>> Begin Input data
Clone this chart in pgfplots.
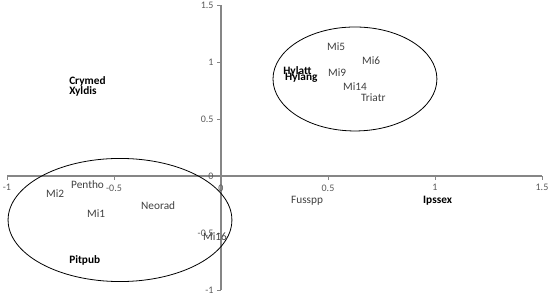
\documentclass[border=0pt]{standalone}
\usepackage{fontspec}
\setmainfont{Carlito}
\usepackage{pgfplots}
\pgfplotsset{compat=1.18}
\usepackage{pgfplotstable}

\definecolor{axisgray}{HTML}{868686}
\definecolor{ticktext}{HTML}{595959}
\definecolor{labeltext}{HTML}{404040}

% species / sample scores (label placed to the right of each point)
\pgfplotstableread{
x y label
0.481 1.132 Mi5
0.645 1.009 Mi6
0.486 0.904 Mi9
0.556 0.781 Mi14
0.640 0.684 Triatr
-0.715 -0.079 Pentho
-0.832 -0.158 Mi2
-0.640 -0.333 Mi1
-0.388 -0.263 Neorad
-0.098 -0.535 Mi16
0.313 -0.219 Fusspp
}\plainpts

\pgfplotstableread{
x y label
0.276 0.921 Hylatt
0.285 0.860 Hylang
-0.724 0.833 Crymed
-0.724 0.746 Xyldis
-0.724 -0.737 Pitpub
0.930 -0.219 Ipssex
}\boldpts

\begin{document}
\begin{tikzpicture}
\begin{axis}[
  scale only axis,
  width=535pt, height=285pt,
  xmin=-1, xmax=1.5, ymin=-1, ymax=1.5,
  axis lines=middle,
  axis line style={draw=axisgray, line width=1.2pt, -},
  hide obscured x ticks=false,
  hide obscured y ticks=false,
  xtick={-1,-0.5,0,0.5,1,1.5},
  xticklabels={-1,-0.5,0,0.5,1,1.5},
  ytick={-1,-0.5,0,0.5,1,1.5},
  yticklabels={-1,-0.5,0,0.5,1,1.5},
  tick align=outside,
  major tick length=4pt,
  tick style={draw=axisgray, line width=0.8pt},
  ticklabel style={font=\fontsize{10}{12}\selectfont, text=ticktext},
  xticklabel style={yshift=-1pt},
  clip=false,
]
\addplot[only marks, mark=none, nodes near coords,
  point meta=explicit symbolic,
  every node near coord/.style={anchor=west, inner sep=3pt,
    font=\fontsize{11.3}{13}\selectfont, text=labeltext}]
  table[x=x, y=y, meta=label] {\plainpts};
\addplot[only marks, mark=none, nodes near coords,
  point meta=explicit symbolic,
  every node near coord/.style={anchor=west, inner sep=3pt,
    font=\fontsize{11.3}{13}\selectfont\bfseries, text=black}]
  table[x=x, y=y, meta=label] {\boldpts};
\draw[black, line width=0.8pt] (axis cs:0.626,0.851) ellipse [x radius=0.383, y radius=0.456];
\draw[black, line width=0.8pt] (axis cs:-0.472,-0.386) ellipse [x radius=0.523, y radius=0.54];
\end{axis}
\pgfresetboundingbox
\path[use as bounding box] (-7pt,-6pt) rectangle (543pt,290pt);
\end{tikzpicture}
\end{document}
>> End Input data
>> Begin Input data
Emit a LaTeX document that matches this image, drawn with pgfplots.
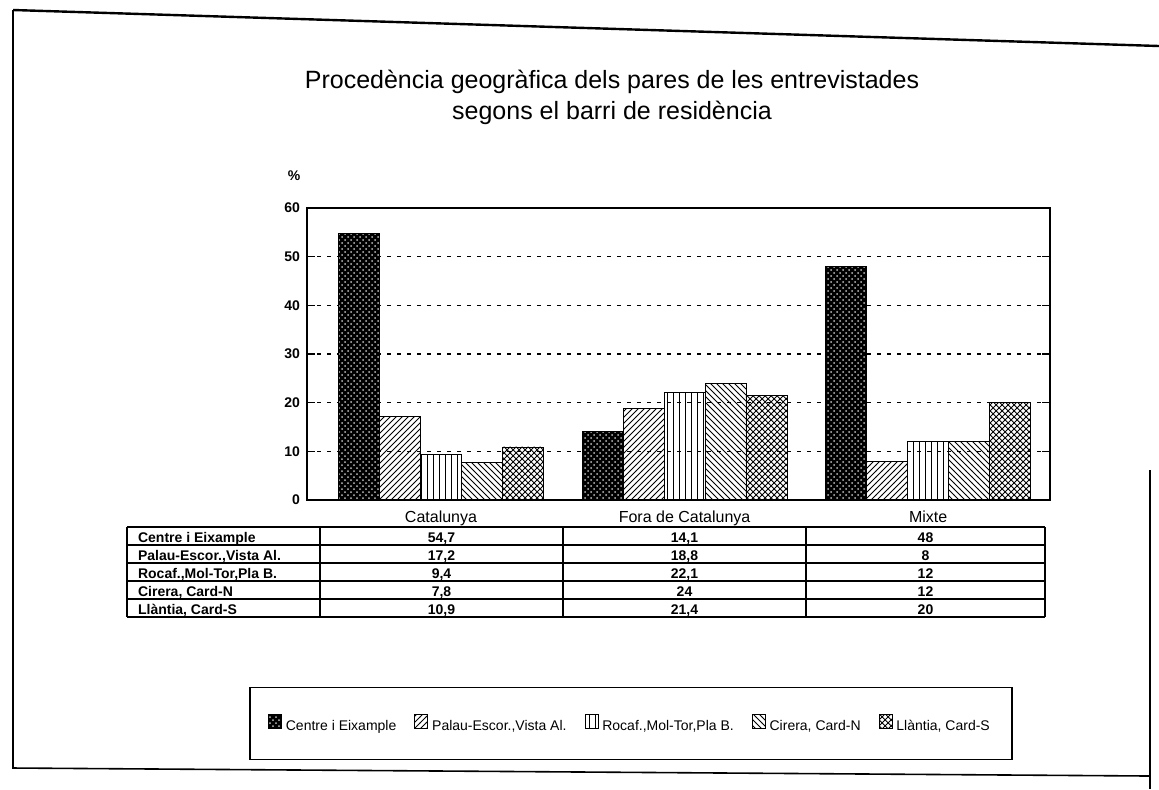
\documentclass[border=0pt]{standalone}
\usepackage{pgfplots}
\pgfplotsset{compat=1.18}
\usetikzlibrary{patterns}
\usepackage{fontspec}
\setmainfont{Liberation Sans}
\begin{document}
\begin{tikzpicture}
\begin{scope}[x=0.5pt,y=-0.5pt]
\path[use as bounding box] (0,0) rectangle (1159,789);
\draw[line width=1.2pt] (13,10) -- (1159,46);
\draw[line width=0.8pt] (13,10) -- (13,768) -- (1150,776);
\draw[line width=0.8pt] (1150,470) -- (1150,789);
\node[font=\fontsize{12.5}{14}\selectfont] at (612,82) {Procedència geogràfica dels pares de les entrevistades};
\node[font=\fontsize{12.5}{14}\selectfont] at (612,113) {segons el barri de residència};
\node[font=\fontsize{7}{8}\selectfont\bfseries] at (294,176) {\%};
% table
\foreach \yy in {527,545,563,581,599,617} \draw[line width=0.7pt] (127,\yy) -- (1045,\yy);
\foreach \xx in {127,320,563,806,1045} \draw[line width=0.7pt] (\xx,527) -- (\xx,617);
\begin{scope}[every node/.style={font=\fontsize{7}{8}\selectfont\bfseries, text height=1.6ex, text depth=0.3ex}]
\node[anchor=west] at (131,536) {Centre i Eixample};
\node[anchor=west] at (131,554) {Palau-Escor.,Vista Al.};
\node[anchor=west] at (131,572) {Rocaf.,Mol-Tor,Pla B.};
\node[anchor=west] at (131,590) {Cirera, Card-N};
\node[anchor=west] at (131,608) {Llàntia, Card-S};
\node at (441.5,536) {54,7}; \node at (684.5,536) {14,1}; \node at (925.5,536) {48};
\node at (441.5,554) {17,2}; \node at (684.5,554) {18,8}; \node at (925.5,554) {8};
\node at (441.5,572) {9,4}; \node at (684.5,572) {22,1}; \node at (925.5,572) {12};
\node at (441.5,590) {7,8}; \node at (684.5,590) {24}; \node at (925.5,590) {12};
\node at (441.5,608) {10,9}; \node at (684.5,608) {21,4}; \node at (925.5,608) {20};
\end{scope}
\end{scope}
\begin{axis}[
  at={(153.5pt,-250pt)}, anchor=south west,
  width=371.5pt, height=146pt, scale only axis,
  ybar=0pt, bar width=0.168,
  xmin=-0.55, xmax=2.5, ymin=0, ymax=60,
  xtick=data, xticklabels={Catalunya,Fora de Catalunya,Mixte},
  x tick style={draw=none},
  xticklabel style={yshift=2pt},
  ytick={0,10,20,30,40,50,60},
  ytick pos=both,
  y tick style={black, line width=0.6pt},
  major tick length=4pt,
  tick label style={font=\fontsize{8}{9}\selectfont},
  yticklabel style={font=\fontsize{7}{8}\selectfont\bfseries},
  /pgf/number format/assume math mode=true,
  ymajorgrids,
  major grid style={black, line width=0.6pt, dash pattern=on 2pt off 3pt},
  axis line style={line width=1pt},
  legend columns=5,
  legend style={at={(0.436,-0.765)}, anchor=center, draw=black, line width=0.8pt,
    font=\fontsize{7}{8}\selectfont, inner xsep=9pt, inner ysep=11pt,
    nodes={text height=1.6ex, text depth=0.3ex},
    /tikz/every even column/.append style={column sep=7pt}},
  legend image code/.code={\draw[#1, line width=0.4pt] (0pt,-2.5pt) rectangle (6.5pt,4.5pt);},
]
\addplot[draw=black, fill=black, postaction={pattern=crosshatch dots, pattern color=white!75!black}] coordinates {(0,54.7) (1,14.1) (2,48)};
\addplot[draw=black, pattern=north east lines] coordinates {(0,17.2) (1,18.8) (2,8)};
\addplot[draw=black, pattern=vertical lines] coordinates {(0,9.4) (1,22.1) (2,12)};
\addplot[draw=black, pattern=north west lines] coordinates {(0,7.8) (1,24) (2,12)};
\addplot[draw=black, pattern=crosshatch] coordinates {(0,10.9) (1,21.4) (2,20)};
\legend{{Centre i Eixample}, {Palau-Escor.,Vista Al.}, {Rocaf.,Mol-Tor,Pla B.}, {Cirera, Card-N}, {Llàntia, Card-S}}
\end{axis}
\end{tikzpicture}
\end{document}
>> End Input data
>> Begin Input data
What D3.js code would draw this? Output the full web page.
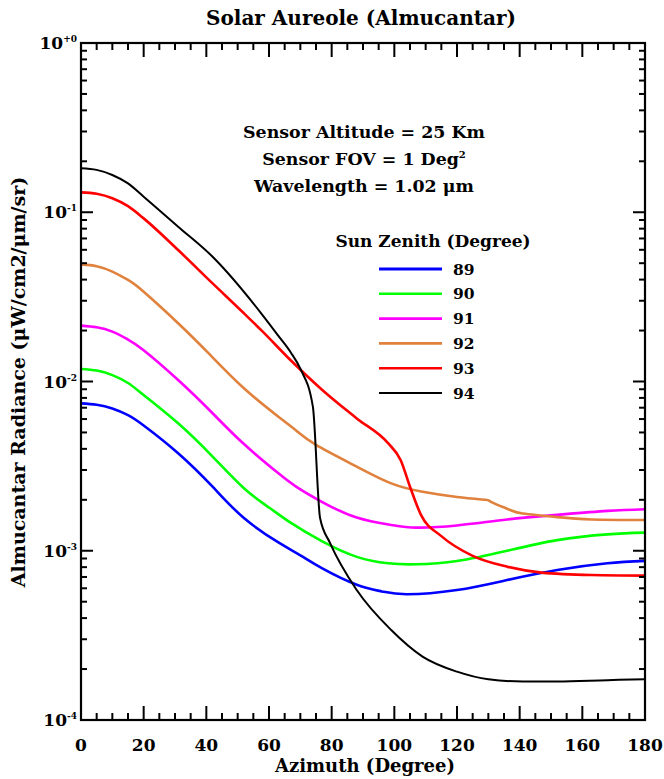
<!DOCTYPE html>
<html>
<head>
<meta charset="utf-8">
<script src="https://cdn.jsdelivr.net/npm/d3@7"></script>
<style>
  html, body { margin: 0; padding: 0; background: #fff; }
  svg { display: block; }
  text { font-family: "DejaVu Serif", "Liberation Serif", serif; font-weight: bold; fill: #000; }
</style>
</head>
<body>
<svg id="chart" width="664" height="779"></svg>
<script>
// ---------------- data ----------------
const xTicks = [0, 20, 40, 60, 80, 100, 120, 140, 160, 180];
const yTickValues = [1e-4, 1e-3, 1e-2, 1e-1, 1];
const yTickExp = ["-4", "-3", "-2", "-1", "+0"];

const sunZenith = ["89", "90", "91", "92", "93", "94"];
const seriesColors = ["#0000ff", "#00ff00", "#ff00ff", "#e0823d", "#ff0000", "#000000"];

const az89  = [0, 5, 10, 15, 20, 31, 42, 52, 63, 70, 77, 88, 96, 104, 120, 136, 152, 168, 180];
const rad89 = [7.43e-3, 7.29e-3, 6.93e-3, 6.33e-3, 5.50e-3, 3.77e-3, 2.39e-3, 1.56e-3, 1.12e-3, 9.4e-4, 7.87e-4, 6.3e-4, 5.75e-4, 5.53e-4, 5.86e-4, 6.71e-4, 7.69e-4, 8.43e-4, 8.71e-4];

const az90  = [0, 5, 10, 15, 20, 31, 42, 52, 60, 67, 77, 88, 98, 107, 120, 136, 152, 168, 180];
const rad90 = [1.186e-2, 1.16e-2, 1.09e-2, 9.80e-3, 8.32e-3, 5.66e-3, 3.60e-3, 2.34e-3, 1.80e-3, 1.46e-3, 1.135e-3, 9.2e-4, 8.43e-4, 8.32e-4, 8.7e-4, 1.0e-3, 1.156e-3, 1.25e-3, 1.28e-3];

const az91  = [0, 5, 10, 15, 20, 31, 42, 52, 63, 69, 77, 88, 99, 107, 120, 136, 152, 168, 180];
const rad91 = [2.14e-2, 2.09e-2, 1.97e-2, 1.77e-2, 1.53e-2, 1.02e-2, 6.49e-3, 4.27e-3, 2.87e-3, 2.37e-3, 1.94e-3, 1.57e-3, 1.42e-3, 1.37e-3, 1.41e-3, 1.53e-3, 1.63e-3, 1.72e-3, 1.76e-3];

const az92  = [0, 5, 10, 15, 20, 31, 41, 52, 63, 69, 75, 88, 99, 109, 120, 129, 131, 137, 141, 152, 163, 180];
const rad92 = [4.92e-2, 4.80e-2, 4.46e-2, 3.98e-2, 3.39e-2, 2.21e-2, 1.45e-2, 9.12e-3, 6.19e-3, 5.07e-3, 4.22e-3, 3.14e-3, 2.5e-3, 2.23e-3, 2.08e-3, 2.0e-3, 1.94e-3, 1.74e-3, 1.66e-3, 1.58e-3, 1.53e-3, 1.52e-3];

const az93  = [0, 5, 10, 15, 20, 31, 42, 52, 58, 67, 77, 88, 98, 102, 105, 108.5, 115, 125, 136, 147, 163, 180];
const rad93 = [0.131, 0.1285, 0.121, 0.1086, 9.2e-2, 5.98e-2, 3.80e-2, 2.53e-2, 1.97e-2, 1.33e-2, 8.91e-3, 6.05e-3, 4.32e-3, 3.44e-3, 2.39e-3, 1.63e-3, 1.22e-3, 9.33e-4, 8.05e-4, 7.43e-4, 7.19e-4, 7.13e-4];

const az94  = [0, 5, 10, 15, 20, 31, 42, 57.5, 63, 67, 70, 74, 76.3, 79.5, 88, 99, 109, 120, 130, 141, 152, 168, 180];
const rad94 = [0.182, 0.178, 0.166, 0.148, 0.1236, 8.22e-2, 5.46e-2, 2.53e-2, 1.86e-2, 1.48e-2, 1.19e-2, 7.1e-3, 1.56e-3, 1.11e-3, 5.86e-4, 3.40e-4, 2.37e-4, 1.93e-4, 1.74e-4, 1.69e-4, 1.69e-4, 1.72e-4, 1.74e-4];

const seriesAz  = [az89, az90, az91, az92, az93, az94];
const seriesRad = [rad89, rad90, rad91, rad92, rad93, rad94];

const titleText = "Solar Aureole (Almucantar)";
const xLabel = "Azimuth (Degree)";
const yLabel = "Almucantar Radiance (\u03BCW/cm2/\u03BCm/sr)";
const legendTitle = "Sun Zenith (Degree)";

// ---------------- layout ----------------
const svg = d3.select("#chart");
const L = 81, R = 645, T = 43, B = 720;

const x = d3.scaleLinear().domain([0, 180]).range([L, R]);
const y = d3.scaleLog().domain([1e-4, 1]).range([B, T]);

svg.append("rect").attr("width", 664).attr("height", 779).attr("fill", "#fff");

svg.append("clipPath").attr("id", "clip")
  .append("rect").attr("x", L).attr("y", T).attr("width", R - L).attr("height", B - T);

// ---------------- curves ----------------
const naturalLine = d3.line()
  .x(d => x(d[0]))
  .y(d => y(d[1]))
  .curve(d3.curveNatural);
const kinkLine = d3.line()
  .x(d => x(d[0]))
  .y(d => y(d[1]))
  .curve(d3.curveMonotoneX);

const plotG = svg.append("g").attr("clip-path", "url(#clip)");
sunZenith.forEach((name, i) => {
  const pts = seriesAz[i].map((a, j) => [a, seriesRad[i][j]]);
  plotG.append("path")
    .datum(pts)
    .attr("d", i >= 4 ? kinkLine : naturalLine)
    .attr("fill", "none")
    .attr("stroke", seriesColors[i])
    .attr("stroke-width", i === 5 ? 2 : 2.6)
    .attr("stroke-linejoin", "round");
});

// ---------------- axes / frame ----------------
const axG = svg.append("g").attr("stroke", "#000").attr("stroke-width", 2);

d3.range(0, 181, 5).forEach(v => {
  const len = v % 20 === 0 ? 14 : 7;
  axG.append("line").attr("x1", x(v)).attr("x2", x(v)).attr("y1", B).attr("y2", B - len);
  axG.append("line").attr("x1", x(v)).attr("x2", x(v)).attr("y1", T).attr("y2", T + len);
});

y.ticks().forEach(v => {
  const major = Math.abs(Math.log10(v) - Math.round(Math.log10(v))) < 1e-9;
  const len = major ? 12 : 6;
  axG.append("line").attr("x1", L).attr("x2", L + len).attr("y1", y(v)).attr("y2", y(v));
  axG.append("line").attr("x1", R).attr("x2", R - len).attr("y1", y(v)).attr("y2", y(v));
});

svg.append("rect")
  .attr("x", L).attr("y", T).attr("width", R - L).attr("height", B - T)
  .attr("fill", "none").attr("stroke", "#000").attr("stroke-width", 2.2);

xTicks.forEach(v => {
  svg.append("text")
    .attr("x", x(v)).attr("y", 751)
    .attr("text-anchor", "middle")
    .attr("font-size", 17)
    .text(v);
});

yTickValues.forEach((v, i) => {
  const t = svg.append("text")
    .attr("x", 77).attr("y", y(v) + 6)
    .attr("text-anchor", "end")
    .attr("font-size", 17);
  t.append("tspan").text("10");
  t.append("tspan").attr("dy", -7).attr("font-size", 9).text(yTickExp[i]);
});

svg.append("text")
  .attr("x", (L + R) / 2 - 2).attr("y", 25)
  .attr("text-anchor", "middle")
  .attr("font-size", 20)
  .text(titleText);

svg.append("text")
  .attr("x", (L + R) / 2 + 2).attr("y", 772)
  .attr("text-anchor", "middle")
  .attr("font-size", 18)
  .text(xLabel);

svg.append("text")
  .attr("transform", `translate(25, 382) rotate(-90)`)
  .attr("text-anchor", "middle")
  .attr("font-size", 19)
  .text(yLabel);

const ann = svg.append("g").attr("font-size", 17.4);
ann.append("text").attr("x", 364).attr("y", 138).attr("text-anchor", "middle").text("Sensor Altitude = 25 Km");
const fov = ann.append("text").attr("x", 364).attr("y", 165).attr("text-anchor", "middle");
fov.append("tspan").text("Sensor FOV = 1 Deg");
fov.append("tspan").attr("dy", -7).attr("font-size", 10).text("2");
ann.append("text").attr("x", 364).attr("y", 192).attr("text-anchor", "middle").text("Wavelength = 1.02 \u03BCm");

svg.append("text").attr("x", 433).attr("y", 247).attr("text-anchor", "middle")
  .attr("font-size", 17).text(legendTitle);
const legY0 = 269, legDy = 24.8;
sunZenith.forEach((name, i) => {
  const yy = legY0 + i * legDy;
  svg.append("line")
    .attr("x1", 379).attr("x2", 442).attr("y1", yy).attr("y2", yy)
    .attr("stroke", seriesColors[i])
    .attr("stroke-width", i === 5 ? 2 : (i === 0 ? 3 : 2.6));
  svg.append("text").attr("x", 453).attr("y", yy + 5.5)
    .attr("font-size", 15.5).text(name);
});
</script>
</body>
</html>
>> End Input data
## Your task
Omit all pictures and repeat exactly the lines from the one containing "What D3.js code" through the one containing "1.58e-3, 1.53e-3, 1.52e-3];", ends included, with nothing added.

## Full response
What D3.js code would draw this? Output the full web page.
<!DOCTYPE html>
<html>
<head>
<meta charset="utf-8">
<script src="https://cdn.jsdelivr.net/npm/d3@7"></script>
<style>
  html, body { margin: 0; padding: 0; background: #fff; }
  svg { display: block; }
  text { font-family: "DejaVu Serif", "Liberation Serif", serif; font-weight: bold; fill: #000; }
</style>
</head>
<body>
<svg id="chart" width="664" height="779"></svg>
<script>
// ---------------- data ----------------
const xTicks = [0, 20, 40, 60, 80, 100, 120, 140, 160, 180];
const yTickValues = [1e-4, 1e-3, 1e-2, 1e-1, 1];
const yTickExp = ["-4", "-3", "-2", "-1", "+0"];

const sunZenith = ["89", "90", "91", "92", "93", "94"];
const seriesColors = ["#0000ff", "#00ff00", "#ff00ff", "#e0823d", "#ff0000", "#000000"];

const az89  = [0, 5, 10, 15, 20, 31, 42, 52, 63, 70, 77, 88, 96, 104, 120, 136, 152, 168, 180];
const rad89 = [7.43e-3, 7.29e-3, 6.93e-3, 6.33e-3, 5.50e-3, 3.77e-3, 2.39e-3, 1.56e-3, 1.12e-3, 9.4e-4, 7.87e-4, 6.3e-4, 5.75e-4, 5.53e-4, 5.86e-4, 6.71e-4, 7.69e-4, 8.43e-4, 8.71e-4];

const az90  = [0, 5, 10, 15, 20, 31, 42, 52, 60, 67, 77, 88, 98, 107, 120, 136, 152, 168, 180];
const rad90 = [1.186e-2, 1.16e-2, 1.09e-2, 9.80e-3, 8.32e-3, 5.66e-3, 3.60e-3, 2.34e-3, 1.80e-3, 1.46e-3, 1.135e-3, 9.2e-4, 8.43e-4, 8.32e-4, 8.7e-4, 1.0e-3, 1.156e-3, 1.25e-3, 1.28e-3];

const az91  = [0, 5, 10, 15, 20, 31, 42, 52, 63, 69, 77, 88, 99, 107, 120, 136, 152, 168, 180];
const rad91 = [2.14e-2, 2.09e-2, 1.97e-2, 1.77e-2, 1.53e-2, 1.02e-2, 6.49e-3, 4.27e-3, 2.87e-3, 2.37e-3, 1.94e-3, 1.57e-3, 1.42e-3, 1.37e-3, 1.41e-3, 1.53e-3, 1.63e-3, 1.72e-3, 1.76e-3];

const az92  = [0, 5, 10, 15, 20, 31, 41, 52, 63, 69, 75, 88, 99, 109, 120, 129, 131, 137, 141, 152, 163, 180];
const rad92 = [4.92e-2, 4.80e-2, 4.46e-2, 3.98e-2, 3.39e-2, 2.21e-2, 1.45e-2, 9.12e-3, 6.19e-3, 5.07e-3, 4.22e-3, 3.14e-3, 2.5e-3, 2.23e-3, 2.08e-3, 2.0e-3, 1.94e-3, 1.74e-3, 1.66e-3, 1.58e-3, 1.53e-3, 1.52e-3];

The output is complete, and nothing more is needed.